Roosevelt obviously read for enlightenment as much as enjoyment, while Ruark read for escapism; as for Hemingway, a day without words was simply unimaginable. My approach is a little different. I read ahead of time to get myself into the right frame of mind — a fever pitch of enthusiasm is the actual goal — and I read while I’m there to remind myself that I’m leading the life I always wanted and now, in some ways at least, I have.
For years, my inseparable companion on trips to Africa was the Complete Short Stories of Ernest Hemingway. That’s one book I’ve read cover to cover to cover, and some favorites like The Undefeated or Snows of Kilimanjaro I’ve read fifty times or more. Yet, those two stories particularly I can always read again and always, it seems, get something new out of them. That, I think, is the secret of any travelling library: It should contain books you can read and re-read, and never tire of, and always learn something. Sometimes, what you learn is that from the vantage point of more advanced years, you now see things differently.
One of my recurring nightmares is of being marooned somewhere with no books. In 1990, my old pal Michael McIntosh was on his way east from Missouri when he blew an engine in Terre Haute, Indiana, and found himself holed up in a motel for three days with nothing to read. It was a “no pets” establishment, and he had his dog with him. He was able to smuggle her into the room, but she would start to bark if he left her alone, so there he sat — for three long book-starved days. Figuring he’d been given a foretaste of Purgatory, if not actual Hell, he thought the experience might lead him back to religion. Instead, it led him to assemble an emergency survival kit of two bottles of Scotch and several volumes of Faulkner, and this became his constant companion on all future trips.
Regardless of how short any outing is planned to be, untoward things can occur (as witness Michael in Terre Haute). One book I am able to reread endlessly is Hemingway’s A Moveable Feast, and I still have the little Bantam paperback I bought in 1966. Not quite pigskin, but in those days they made paperbacks to last. It literally fits into a pocket of a safari jacket, and has been places even Hemingway never thought of going. It’s gotten me through sleepless nights in cheap motels from Sault Ste. Marie to the New Garden in Nairobi; it’s been read by candlelight in the Okavango, and on the night train to Inverness.
As I write this, I’m preparing for a quick visit to the surgeon’s knife to replace a hip that backpacked up too many mountains and ran too many marathons. I mentioned this to a friend, and told him I was trying to decide what books to take, in case I was in there longer than expected. “Oh, you won’t need books,” he said, “All those rooms have TV sets.” He might as well have told me it would be equipped with a team of inquisitors and a rack.

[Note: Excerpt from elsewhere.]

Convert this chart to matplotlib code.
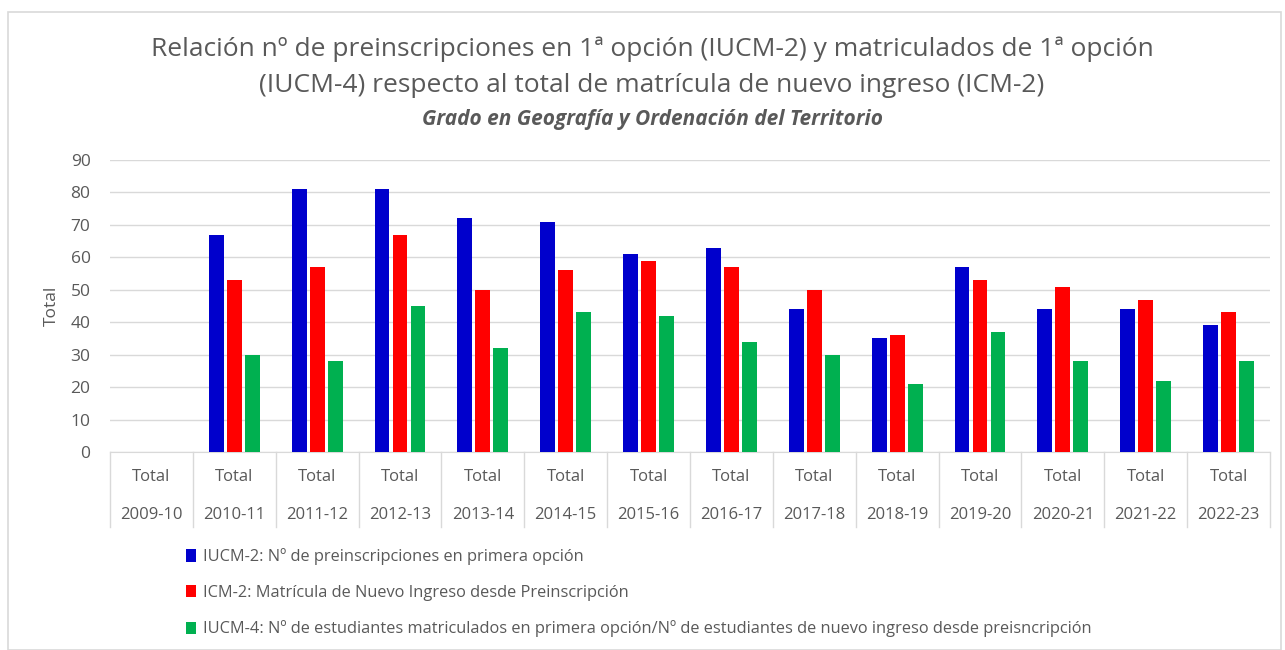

Because of my penchant for working up enthusiasm through reading, for the last couple of years I’ve had to avoid Jack O’Connor and Robert Ruark. I did not want to start shedding tears for being (temporarily) unable to climb mountains or chase kudu through the thornbush. Since I am now assured that hip replacements and backpacking up mountains go together like gin, tonic, and a slice of lime, I’m thinking that Horn of the Hunter would be a good one to take, along with an O’Connor anthology.
But, I also have a couple of new ones to try: two autobiographical anthologies by John Hewitt, my old acquaintance from my early days at Gray’s Sporting Journal, as well as Steve Bodio’s A Sportsman’s Library. The danger with reading Hewitt is that laughing will be too painful, while Bodio will simply make me feel inadequate, as usual. Neither is exactly Thucydides, but the great Greek contributed this gem of wisdom already: “The strong do what they have to do; the weak accept what they have to accept.” No wonder he was in the Pigskin Library.